Task statement: Retype word for word the first line of the listing and each line after it up to the line with "3954, 3631, 3447];", with the pictures taken out.

Collected data:
....................

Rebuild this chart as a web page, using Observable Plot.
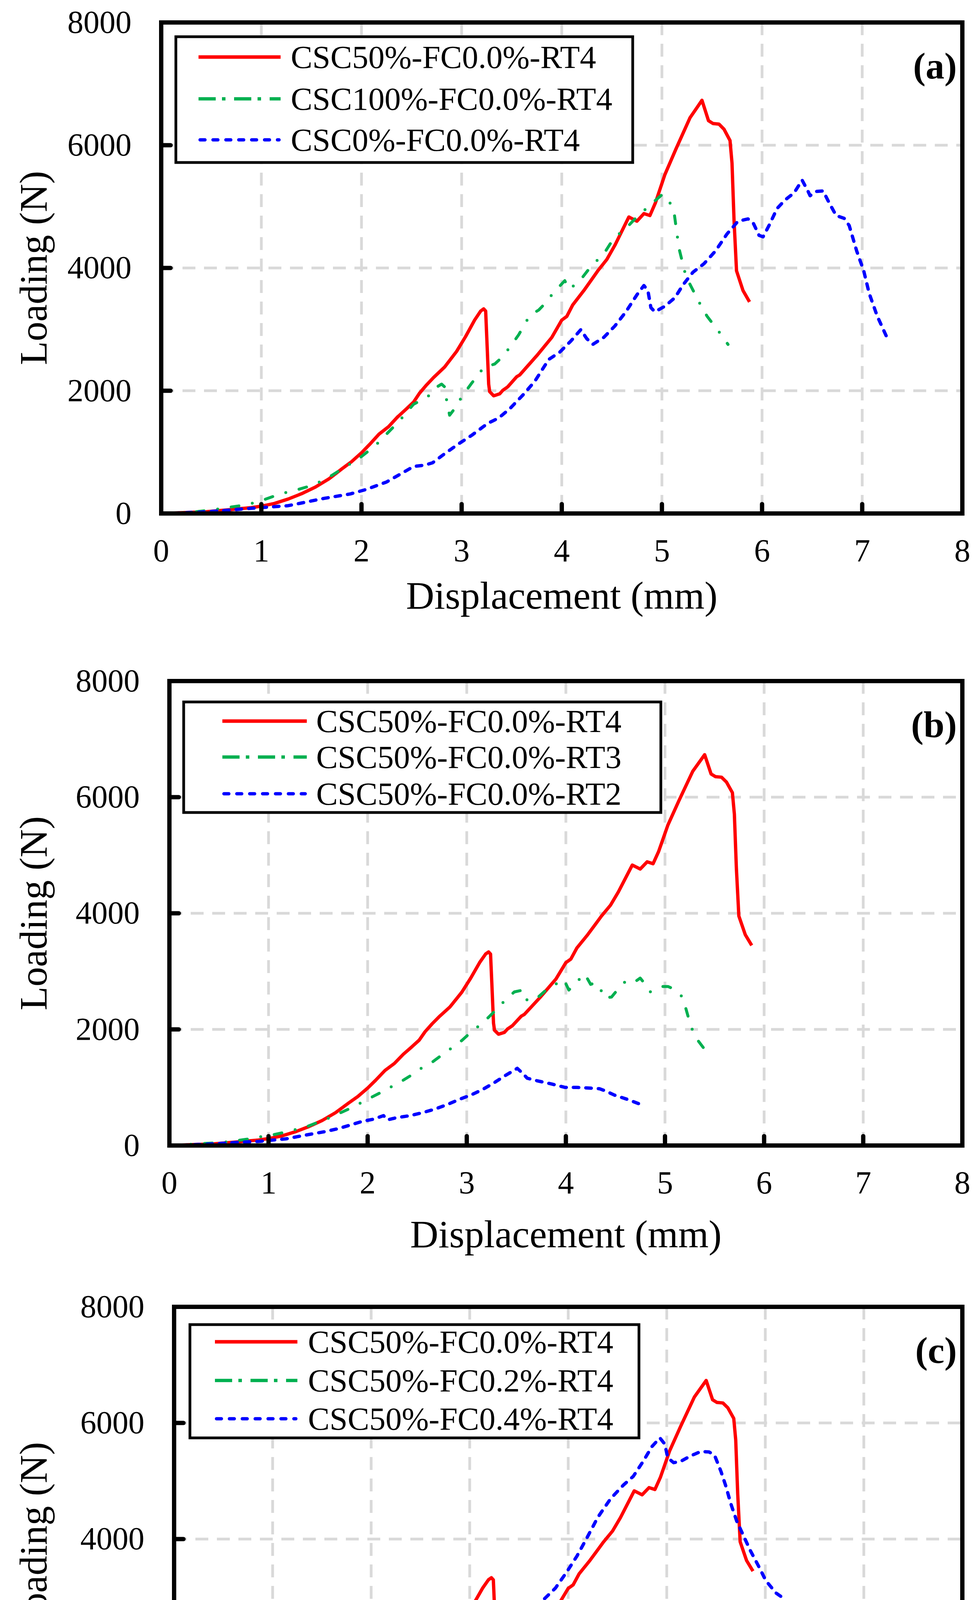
<!DOCTYPE html>
<html>
<head>
<meta charset="utf-8">
<script src="https://cdn.jsdelivr.net/npm/d3@7"></script>
<script src="https://cdn.jsdelivr.net/npm/@observablehq/plot@0.6"></script>
<style>
  html, body { margin: 0; padding: 0; background: #ffffff; }
  #chart { position: relative; width: 2500px; height: 4830px; background: #ffffff; overflow: hidden; }
  #chart svg { position: absolute; left: 0; }
</style>
</head>
<body>
<div id="chart"></div>
<script>
// ---------- Axis ticks ----------
const xTicks = [0, 1, 2, 3, 4, 5, 6, 7, 8];
const yTicks = [0, 2000, 4000, 6000, 8000];
const xGrid = [1, 2, 3, 4, 5, 6, 7];
const yGrid = [2000, 4000, 6000];
const xLabel = "Displacement (mm)";
const yLabel = "Loading (N)";

// ---------- Series data (displacement mm, load N) ----------
// CSC50%-FC0.0%-RT4 (shown in all three panels)
const csc50_fc00_rt4_x = [0, 0.45, 0.675, 0.9, 1.0, 1.13, 1.27, 1.40, 1.54, 1.675, 1.81, 1.90, 2.0, 2.08, 2.175, 2.27, 2.36, 2.45, 2.52, 2.58, 2.65, 2.72, 2.83, 2.95, 3.04, 3.13, 3.19, 3.22, 3.24, 3.255, 3.27, 3.28, 3.32, 3.38, 3.41, 3.46, 3.55, 3.58, 3.75, 3.9, 4.0, 4.05, 4.11, 4.22, 4.36, 4.45, 4.53, 4.67, 4.75, 4.82, 4.88, 4.935, 5.03, 5.14, 5.28, 5.40, 5.465, 5.51, 5.57, 5.62, 5.68, 5.70, 5.72, 5.745, 5.81, 5.875];
const csc50_fc00_rt4_y = [0, 29, 61, 95, 119, 163, 236, 321, 430, 564, 734, 843, 989, 1123, 1293, 1414, 1572, 1706, 1815, 1961, 2095, 2216, 2386, 2641, 2884, 3152, 3298, 3334, 3298, 2714, 2107, 1985, 1917, 1949, 2005, 2063, 2228, 2257, 2570, 2868, 3151, 3211, 3400, 3631, 3954, 4139, 4369, 4831, 4762, 4886, 4854, 5061, 5523, 5938, 6446, 6732, 6400, 6353, 6344, 6261, 6077, 5707, 4785, 3954, 3631, 3447];

// CSC100%-FC0.0%-RT4 (panel a)
const csc100_fc00_rt4_x = [0, 0.3, 0.5, 0.65, 0.85, 1.01, 1.19, 1.37, 1.53, 1.70, 1.89, 1.99, 2.14, 2.30, 2.38, 2.52, 2.66, 2.74, 2.80, 2.84, 2.85, 2.88, 2.95, 3.0, 3.10, 3.22, 3.33, 3.40, 3.48, 3.57, 3.68, 3.77, 3.84, 3.91, 4.03, 4.07, 4.17, 4.29, 4.42, 4.52, 4.64, 4.75, 4.89, 5.005, 5.06, 5.12, 5.17, 5.24, 5.37, 5.45, 5.59, 5.66];
const csc100_fc00_rt4_y = [0, 20, 55, 95, 140, 215, 319, 393, 468, 617, 811, 915, 1109, 1377, 1511, 1780, 1899, 2048, 2108, 2048, 1839, 1601, 1750, 1899, 2122, 2376, 2435, 2540, 2704, 2912, 3225, 3315, 3434, 3583, 3793, 3654, 3770, 4023, 4231, 4485, 4646, 4831, 5038, 5200, 5131, 4923, 4323, 3862, 3447, 3216, 2916, 2754];

// CSC0%-FC0.0%-RT4 (panel a)
const csc0_fc00_rt4_x = [0, 0.38, 0.65, 0.87, 1.12, 1.26, 1.40, 1.62, 1.89, 2.05, 2.25, 2.41, 2.52, 2.63, 2.71, 2.82, 2.96, 3.10, 3.26, 3.37, 3.48, 3.62, 3.73, 3.87, 3.98, 4.09, 4.19, 4.25, 4.31, 4.42, 4.53, 4.64, 4.75, 4.82, 4.86, 4.89, 4.93, 5.03, 5.13, 5.21, 5.31, 5.42, 5.535, 5.65, 5.76, 5.86, 5.91, 5.97, 6.01, 6.07, 6.15, 6.23, 6.32, 6.40, 6.46, 6.48, 6.54, 6.61, 6.67, 6.74, 6.82, 6.87, 6.945, 7.015, 7.07, 7.15, 7.24];
const csc0_fc00_rt4_y = [0, 21, 51, 80, 110, 125, 170, 244, 319, 393, 513, 662, 766, 787, 826, 960, 1124, 1273, 1467, 1556, 1705, 1944, 2152, 2510, 2629, 2808, 2995, 2847, 2755, 2870, 3054, 3285, 3562, 3714, 3631, 3354, 3285, 3377, 3516, 3723, 3931, 4069, 4277, 4554, 4762, 4799, 4739, 4531, 4508, 4693, 4969, 5108, 5223, 5431, 5246, 5177, 5246, 5255, 5061, 4854, 4808, 4692, 4277, 3954, 3585, 3216, 2893];

// CSC50%-FC0.0%-RT3 (panel b)
const csc50_fc00_rt3_x = [0, 0.29, 0.52, 0.65, 0.83, 0.89, 1.02, 1.20, 1.25, 1.37, 1.49, 1.60, 1.71, 1.82, 1.93, 2.03, 2.15, 2.24, 2.35, 2.46, 2.55, 2.66, 2.75, 2.85, 2.95, 3.04, 3.13, 3.22, 3.31, 3.39, 3.48, 3.57, 3.61, 3.70, 3.80, 3.88, 3.98, 4.03, 4.10, 4.19, 4.25, 4.29, 4.34, 4.38, 4.46, 4.53, 4.62, 4.71, 4.75, 4.79, 4.85, 4.97, 5.03, 5.08, 5.17, 5.21, 5.24, 5.28, 5.34, 5.41];
const csc50_fc00_rt3_y = [0, 29, 49, 78, 119, 143, 175, 241, 265, 313, 394, 467, 552, 637, 734, 824, 928, 1013, 1115, 1232, 1341, 1446, 1560, 1682, 1808, 1949, 2070, 2209, 2362, 2508, 2646, 2678, 2496, 2525, 2678, 2763, 2860, 2678, 2799, 2957, 2775, 2799, 2751, 2544, 2556, 2702, 2860, 2836, 2884, 2799, 2646, 2739, 2739, 2702, 2569, 2362, 2180, 1973, 1791, 1633];

// CSC50%-FC0.0%-RT2 (panel b)
const csc50_fc00_rt2_x = [0, 0.22, 0.45, 0.675, 0.90, 1.02, 1.175, 1.36, 1.56, 1.70, 1.81, 1.95, 2.06, 2.16, 2.20, 2.29, 2.43, 2.55, 2.675, 2.81, 2.925, 3.04, 3.16, 3.27, 3.38, 3.51, 3.57, 3.61, 3.71, 3.85, 3.99, 4.11, 4.24, 4.34, 4.40, 4.49, 4.62, 4.74];
const csc50_fc00_rt2_y = [0, 12, 29, 53, 70, 90, 114, 175, 236, 289, 345, 418, 454, 515, 442, 479, 515, 564, 625, 710, 795, 868, 965, 1074, 1196, 1329, 1232, 1159, 1115, 1062, 1001, 1001, 989, 977, 940, 868, 795, 717];

// CSC50%-FC0.2%-RT4 (panel c)
const csc50_fc02_rt4_x = [0, 0.21, 0.42, 0.60, 0.77, 0.95, 1.13, 1.29, 1.47, 1.64, 1.81, 1.97, 2.13, 2.29, 2.44, 2.63, 2.80, 2.97, 3.11, 3.27, 3.39, 3.47, 3.59, 3.73, 3.83, 3.95, 4.07, 4.16, 4.30, 4.48, 4.66, 4.79, 4.87, 4.96, 5.07, 5.14];
const csc50_fc02_rt4_y = [0, 25, 56, 81, 132, 196, 285, 412, 527, 616, 705, 858, 998, 1163, 1201, 1278, 1316, 1418, 1583, 1761, 1888, 1888, 1829, 1850, 1914, 1936, 1850, 1795, 1735, 1722, 1700, 1615, 1521, 1367, 1222, 1102];

// CSC50%-FC0.4%-RT4 (panel c)
const csc50_fc04_rt4_x = [0, 0.21, 0.39, 0.58, 0.76, 0.94, 1.08, 1.26, 1.45, 1.63, 1.81, 1.985, 2.16, 2.29, 2.40, 2.50, 2.61, 2.71, 2.80, 2.90, 2.98, 3.06, 3.16, 3.23, 3.33, 3.42, 3.57, 3.74, 3.87, 3.985, 4.09, 4.20, 4.30, 4.43, 4.56, 4.66, 4.76, 4.85, 4.93, 4.98, 5.01, 5.07, 5.14, 5.24, 5.345, 5.43, 5.485, 5.55, 5.60, 5.65, 5.71, 5.78, 5.85, 5.93, 6.006, 6.11, 6.20];
const csc50_fc04_rt4_y = [0, 18, 31, 48, 74, 99, 125, 183, 247, 361, 463, 616, 769, 909, 1023, 1150, 1316, 1468, 1634, 1812, 1977, 2117, 2181, 2232, 2359, 2486, 2663, 2941, 3155, 3433, 3711, 4053, 4374, 4695, 4930, 5080, 5337, 5594, 5743, 5636, 5401, 5316, 5337, 5431, 5508, 5500, 5444, 5166, 4910, 4610, 4310, 4053, 3796, 3540, 3283, 3069, 2962];

// ---------- Styles ----------
const FONT = "'Liberation Serif', 'Times New Roman', Times, serif";
const styles = {
  red:   {stroke: "#ff0000", strokeWidth: 8.5, dash: null, legendDash: null, cap: "butt"},
  green: {stroke: "#00b050", strokeWidth: 7.5, dash: "20,35,0,35", legendDash: "44,16,9,22", cap: "round"},
  blue:  {stroke: "#0000ff", strokeWidth: 8.5, dash: "14,18", legendDash: "12.5,20.5", cap: "round"}
};

const rows = (xs, ys) => xs.map((x, i) => ({x, y: ys[i]}));

const panels = [
  {
    tag: "(a)", top: 0, height: 1600, mt: 57, mb: 286, ml: 412, mr: 38, xLabelDy: 211,
    series: [
      {name: "CSC50%-FC0.0%-RT4", style: "red", x: csc50_fc00_rt4_x, y: csc50_fc00_rt4_y},
      {name: "CSC100%-FC0.0%-RT4", style: "green", x: csc100_fc00_rt4_x, y: csc100_fc00_rt4_y},
      {name: "CSC0%-FC0.0%-RT4", style: "blue", x: csc0_fc00_rt4_x, y: csc0_fc00_rt4_y}
    ],
    legend: {x0: 450, x1: 1619, y0: 94, y1: 416, rowsY: [146, 253, 358], lx0: 508, lx1: 718, tx: 744}
  },
  {
    tag: "(b)", top: 1600, height: 1620, mt: 143, mb: 288, ml: 433, mr: 38, xLabelDy: 228,
    series: [
      {name: "CSC50%-FC0.0%-RT4", style: "red", x: csc50_fc00_rt4_x, y: csc50_fc00_rt4_y},
      {name: "CSC50%-FC0.0%-RT3", style: "green", x: csc50_fc00_rt3_x, y: csc50_fc00_rt3_y},
      {name: "CSC50%-FC0.0%-RT2", style: "blue", x: csc50_fc00_rt2_x, y: csc50_fc00_rt2_y}
    ],
    legend: {x0: 470, x1: 1691, y0: 197, y1: 480, rowsY: [246, 338, 432], lx0: 569, lx1: 785, tx: 809}
  },
  {
    tag: "(c)", top: 3220, height: 1610, mt: 125, mb: 296, ml: 445, mr: 38, xLabelDy: 223,
    series: [
      {name: "CSC50%-FC0.0%-RT4", style: "red", x: csc50_fc00_rt4_x, y: csc50_fc00_rt4_y},
      {name: "CSC50%-FC0.2%-RT4", style: "green", x: csc50_fc02_rt4_x, y: csc50_fc02_rt4_y},
      {name: "CSC50%-FC0.4%-RT4", style: "blue", x: csc50_fc04_rt4_x, y: csc50_fc04_rt4_y}
    ],
    legend: {x0: 486, x1: 1635, y0: 171, y1: 461, rowsY: [215, 314, 412], lx0: 550, lx1: 761, tx: 788}
  }
];

const tickShape = {
  draw(context, l) { context.moveTo(0, 0); context.lineTo(0, -l); }
};

const container = document.getElementById("chart");

for (const p of panels) {
  const lineMarks = p.series.map(s => {
    const st = styles[s.style];
    const opts = {x: "x", y: "y", stroke: st.stroke, strokeWidth: st.strokeWidth,
                  strokeLinecap: st.cap, strokeLinejoin: "round", curve: "linear"};
    if (st.dash) opts.strokeDasharray = st.dash;
    return Plot.line(rows(s.x, s.y), opts);
  });

  const plot = Plot.plot({
    width: 2500,
    height: p.height,
    marginTop: p.mt,
    marginBottom: p.mb,
    marginLeft: p.ml,
    marginRight: p.mr,
    style: {fontFamily: FONT, fontSize: "82px", background: "#ffffff", color: "#000000", overflow: "visible"},
    x: {domain: [0, 8], ticks: xTicks},
    y: {domain: [0, 8000], ticks: yTicks},
    marks: [
      Plot.gridX(xGrid, {stroke: "#d9d9d9", strokeOpacity: 1, strokeWidth: 7, strokeDasharray: "33,22"}),
      Plot.gridY(yGrid, {stroke: "#d9d9d9", strokeOpacity: 1, strokeWidth: 7, strokeDasharray: "33,22"}),
      ...lineMarks,
      Plot.frame({stroke: "#000000", strokeWidth: 11}),
      Plot.vector(xTicks, {x: d => d, y: 0, length: 24, anchor: "start", rotate: 0, shape: tickShape, stroke: "#000000", strokeWidth: 11}),
      Plot.vector(yTicks, {x: 0, y: d => d, length: 24, anchor: "start", rotate: 90, shape: tickShape, stroke: "#000000", strokeWidth: 11}),
      Plot.axisX({ticks: xTicks, tickSize: 0, tickPadding: 64, label: null, fontSize: 82, tickFormat: d => String(d)}),
      Plot.axisY({ticks: yTicks, tickSize: 0, tickPadding: 76, label: null, fontSize: 82, tickFormat: d => String(d)}),
      Plot.text([xLabel], {frameAnchor: "bottom", dy: p.xLabelDy, fontSize: 100, textAnchor: "middle", lineAnchor: "middle", fill: "#000000"}),
      Plot.text([yLabel], {frameAnchor: "left", dx: -(p.ml - 86), rotate: -90, fontSize: 100, textAnchor: "middle", lineAnchor: "middle", fill: "#000000"}),
      Plot.text([p.tag], {frameAnchor: "top-right", dx: -14, dy: 113, textAnchor: "end", lineAnchor: "middle", fontWeight: "bold", fontSize: 96, fill: "#000000"})
    ]
  });

  plot.style.top = p.top + "px";
  container.appendChild(plot);

  // Legend box inside the plot area
  const L = p.legend;
  const svg = d3.select(plot);
  const g = svg.append("g").attr("class", "legend");
  g.append("rect")
    .attr("x", L.x0).attr("y", L.y0)
    .attr("width", L.x1 - L.x0).attr("height", L.y1 - L.y0)
    .attr("fill", "#ffffff").attr("stroke", "#000000").attr("stroke-width", 7);
  p.series.forEach((s, i) => {
    const st = styles[s.style];
    const cy = L.rowsY[i];
    const ln = g.append("line")
      .attr("x1", L.lx0).attr("x2", L.lx1)
      .attr("y1", cy).attr("y2", cy)
      .attr("stroke", st.stroke)
      .attr("stroke-width", s.style === "red" ? 9 : 8.5)
      .attr("stroke-linecap", s.style === "blue" ? "round" : "butt");
    if (st.legendDash) ln.attr("stroke-dasharray", st.legendDash);
    if (s.style === "blue") ln.attr("x1", L.lx0 + 4).attr("x2", L.lx1 - 4);
    g.append("text")
      .attr("x", L.tx).attr("y", cy + 28)
      .attr("text-anchor", "start")
      .style("text-anchor", "start")
      .attr("font-family", FONT).attr("font-size", 83)
      .attr("fill", "#000000")
      .text(s.name);
  });
}
</script>
</body>
</html>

....................

The response:
Rebuild this chart as a web page, using Observable Plot.
<!DOCTYPE html>
<html>
<head>
<meta charset="utf-8">
<script src="https://cdn.jsdelivr.net/npm/d3@7"></script>
<script src="https://cdn.jsdelivr.net/npm/@observablehq/plot@0.6"></script>
<style>
  html, body { margin: 0; padding: 0; background: #ffffff; }
  #chart { position: relative; width: 2500px; height: 4830px; background: #ffffff; overflow: hidden; }
  #chart svg { position: absolute; left: 0; }
</style>
</head>
<body>
<div id="chart"></div>
<script>
// ---------- Axis ticks ----------
const xTicks = [0, 1, 2, 3, 4, 5, 6, 7, 8];
const yTicks = [0, 2000, 4000, 6000, 8000];
const xGrid = [1, 2, 3, 4, 5, 6, 7];
const yGrid = [2000, 4000, 6000];
const xLabel = "Displacement (mm)";
const yLabel = "Loading (N)";

// ---------- Series data (displacement mm, load N) ----------
// CSC50%-FC0.0%-RT4 (shown in all three panels)
const csc50_fc00_rt4_x = [0, 0.45, 0.675, 0.9, 1.0, 1.13, 1.27, 1.40, 1.54, 1.675, 1.81, 1.90, 2.0, 2.08, 2.175, 2.27, 2.36, 2.45, 2.52, 2.58, 2.65, 2.72, 2.83, 2.95, 3.04, 3.13, 3.19, 3.22, 3.24, 3.255, 3.27, 3.28, 3.32, 3.38, 3.41, 3.46, 3.55, 3.58, 3.75, 3.9, 4.0, 4.05, 4.11, 4.22, 4.36, 4.45, 4.53, 4.67, 4.75, 4.82, 4.88, 4.935, 5.03, 5.14, 5.28, 5.40, 5.465, 5.51, 5.57, 5.62, 5.68, 5.70, 5.72, 5.745, 5.81, 5.875];
const csc50_fc00_rt4_y = [0, 29, 61, 95, 119, 163, 236, 321, 430, 564, 734, 843, 989, 1123, 1293, 1414, 1572, 1706, 1815, 1961, 2095, 2216, 2386, 2641, 2884, 3152, 3298, 3334, 3298, 2714, 2107, 1985, 1917, 1949, 2005, 2063, 2228, 2257, 2570, 2868, 3151, 3211, 3400, 3631, 3954, 4139, 4369, 4831, 4762, 4886, 4854, 5061, 5523, 5938, 6446, 6732, 6400, 6353, 6344, 6261, 6077, 5707, 4785, 3954, 3631, 3447];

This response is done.